In response to a panel on The Sunday Edition, CBC Radio, Feb 18, http://www.cbc.ca/radio/thesundayedition/the-sunday-edition-february-18-2018-1.4538717/how-to-reform-canada-s-jury-system-1.4538728
I sent the following to the participants, and to Justice Minister Jody Wilson-Raybould, with minor edits:
RE: Juries
Maybe my words can be helpful in some way.
Thank-you for the discussion of jury selection, arising from the all-white jury that acquitted Gerald Stanley of second-degree murder of Colten Bouchie.
My brother-in-law was in the pool for potential jury duty. He mentioned that the two people adjacent to him going through the process were First Nations. Both declined to go on the jury. I think, “Of course”. But I did not hear the reason I said “of course”, articulated in your discussion. Allow me to elaborate.
In the Battleford – Biggar area, there are white people, First Nations and Metis who live “in the country”, away from a town. If you are White, First Nation OR Metis, faced with the arrival of a car of people who have been drinking, unless you know them, your antennae would go up.
An event similar to Stanley – Bouchie happened in 1999, in Alberta. A pickup truck of young people (white) drove onto the farm of Wiebo Ludwig, in a manner that caused fear. Ludwig called 9-1-1. The situation escalated. Help didn’t arrive (understandably, the farm is a distance from town). Someone shot at the truck. Young Karman Willis was killed by a ricocheting bullet.
And so, it is possible that a First Nations person might have thought that no one, regardless of skin colour, should have intruded on the Stanley farm, especially when they had been drinking.

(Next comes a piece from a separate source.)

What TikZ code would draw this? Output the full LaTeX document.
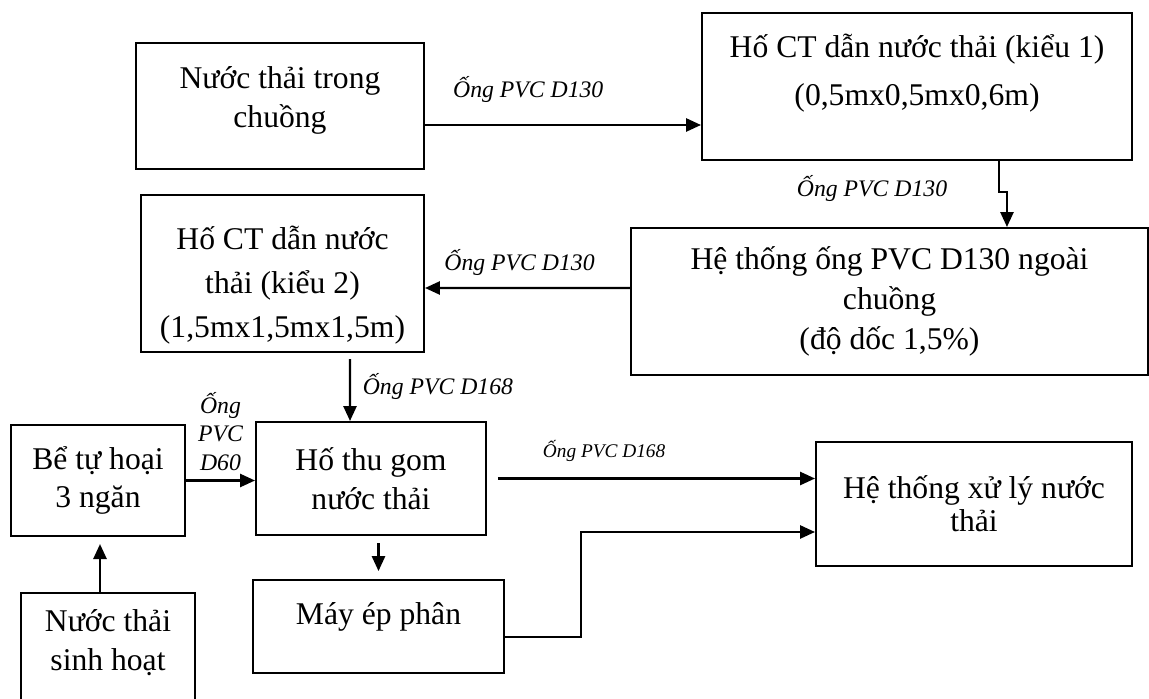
\documentclass[tikz,border=0pt]{standalone}
\usepackage{fontspec}
\setmainfont{Liberation Serif}
\usetikzlibrary{arrows.meta}

\tikzset{
  box/.style={draw, line width=1.2pt, align=center, inner sep=2pt,
              font=\fontsize{18}{22}\selectfont},
  lbl/.style={font=\fontsize{13.5}{16}\selectfont\itshape, inner sep=1pt},
  smalllbl/.style={font=\fontsize{11}{13}\selectfont\itshape, inner sep=1pt}
}

\begin{document}
\begin{tikzpicture}
      [ x=0.02cm, y=-0.02cm, line width=1.2pt,
        >={Triangle[length=8.5pt,width=7.5pt]}
      ]
      \useasboundingbox (0,0) rectangle (1149,699);

      \node[box, minimum width=5.76cm,  minimum height=2.52cm] (trong)     at (280,106)   {Nước thải trong\\chuồng\rule[-10pt]{0pt}{10pt}};
      \node[box, minimum width=8.6cm,   minimum height=2.94cm] (hoct1)     at (917,86.5)  {Hố CT dẫn nước thải (kiểu 1)\\[5pt](0,5mx0,5mx0,6m)\rule[-19pt]{0pt}{19pt}};
      \node[box, minimum width=10.34cm, minimum height=2.94cm] (ongngoai)  at (889.5,301.5) {Hệ thống ống PVC D130 ngoài\\[1pt]chuồng\\[1pt](độ dốc 1,5\%)};
      \node[box, minimum width=5.66cm,  minimum height=3.14cm] (hoct2)     at (282.5,273.5) {\rule{0pt}{27pt}Hố CT dẫn nước\\[3pt]thải (kiểu 2)\\[3pt](1,5mx1,5mx1,5m)};
      \node[box, minimum width=4.6cm,   minimum height=2.26cm] (hothugom)  at (371,478.5) {Hố thu gom\\nước thải};
      \node[box, minimum width=3.48cm,  minimum height=2.22cm] (betuhoai)  at (98,480.5)  {Bể tự hoại\\3 ngăn};
      \node[box, minimum width=5.02cm,  minimum height=1.86cm] (mayep)     at (378.5,626.5) {Máy ép phân\rule[-15pt]{0pt}{15pt}};
      \node[box, minimum width=3.48cm,  minimum height=2.24cm] (sinhhoat)  at (108,649)   {Nước thải\\sinh hoạt\rule[-10pt]{0pt}{10pt}};
      \node[box, minimum width=6.32cm,  minimum height=2.48cm] (xuly)      at (974,504)   {Hệ thống xử lý nước\\[-3pt]thải};

      \path[->] ([yshift=-0.38cm]trong.east)    edge node[lbl, pos=.374, yshift=.7cm] {Ống PVC D130} ([yshift=-0.38cm]trong.east -| hoct1.west)
                ([yshift=0.27cm]ongngoai.west)  edge node[lbl, pos=.539, yshift=.52cm] {Ống PVC D130} ([yshift=-0.29cm]hoct2.east)
                ([xshift=1.35cm]hoct2.south)    edge [shorten <=3.4pt] node[lbl, pos=.5, anchor=west, xshift=.2cm] {Ống PVC D168} ([xshift=-0.42cm]hothugom.north)
                (betuhoai.east)                 edge node[lbl, align=center, yshift=.98cm] {Ống\\PVC\\D60} (betuhoai.east -| hothugom.west)
                (hothugom.east)                 edge [shorten <=6.2pt] node[smalllbl, pos=.357, yshift=.55cm] {Ống PVC D168} (hothugom.east -| xuly.west)
                (mayep.north |- hothugom.south) edge [shorten <=4pt, shorten >=4.5pt] (mayep.north)
                ([xshift=-0.16cm]sinhhoat.north) edge [shorten >=4pt] ([xshift=-0.16cm]sinhhoat.north |- betuhoai.south);

      \draw[->] ([xshift=1.64cm]hoct1.south) -- node[lbl, pos=.9, xshift=-2.54cm] {Ống PVC D130} ++(0,31) -| ([xshift=2.35cm]ongngoai.north);
      \draw[->] ([yshift=-0.21cm]mayep.east) -- ++(76,0) |- ([yshift=-0.56cm]xuly.west);

    \end{tikzpicture}
\end{document}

But of course, when under the influence, people, regardless of skin colour, are more likely to make bad decisions, like going on the farm.
In that context, consider the dilemma of a First Nations person if they agree to go on jury in an adversarial system. They might not endorse the rules of the game (adversarial). But more importantly, remembering my own long-ago experience of being attacked by feminists (I was on their side, for heavens’ sake!), when my sin was to voice consideration for an older man who was a member of “the other side”:
If I am a member of a minority group that is fighting for civil rights, AND, in a particular situation I have some empathy for the actions of an individual, a member of the ones-who-dominate, I will be careful with what I say.
The truth is: we ALL know how that works, we’ve learned it just by living and interacting with others. It’s why we end up with academics, doctors, lawyers and others who conform. It’s why whistle-blowers have tended to be marginalized. . . . Human beings are subject to the pressure of their community, to stay within set boundaries. If you step outside, on issues important to the community, you can expect to be “not liked”, or ostracized.
I’m not too sure, if I was First Nations, that I would have agreed to go on the jury. I would have been nervous about the consequences I might face, in my community, after the trial, if it was seen that I had any empathy for Stanley. In the discussion among jurors, what could I say? The goal is to arrive at “Yes” or “No”. And little more. White jurors had far less at stake, they are from the dominant group.
Although the use of juries is 800 years old, it is not an obsolete practice. Part of the answer might be to re-think juries as members of community coming together to hear both sides, with dialogue to find answers. But that would require us to move away from what might be at root of the problem: an adversarial system, not designed to find answers in the usual sense of problem solving.
The Stanley-Bouchie case is a tragedy for all of us. It is so clearly another example: “the system”, whatever it is, needs to have, as a goal, the healing of community. Adversarial systems don’t, and can’t, do that; they tend to exacerbate the wounds. However, I am encouraged by
The Federal Government announcement, as relayed by the Globe & Mail editorial, Feb 15, 2018:
. . . The goal would seem to be uncontested self-governance for Indigenous peoples that want it. That notion is reinforced by the fact that Mr. Trudeau’s speech was informed by the 1992 report of the Royal Commission on Aboriginal Peoples.
The report bluntly stated that, in spite of the Constitution, Ottawa had prevented “aboriginal nations from assuming the broad powers of governance that would permit them to fashion their own institutions and work out their own solutions to social, economic and political problems.”
Traditional First Nations, as I understand, have a different understanding of themselves in community. Injuries brought by one upon another, are rends in the fabric of the community. They, seems to me, are more likely to design a Justice system that serves the needs of the community. I hope their endeavors will be fruitful, and influential. They might help us revise our idea of “jury” and how it functions.
Thank-you for your endeavors to help effect change, it ain’t easy in a complex world!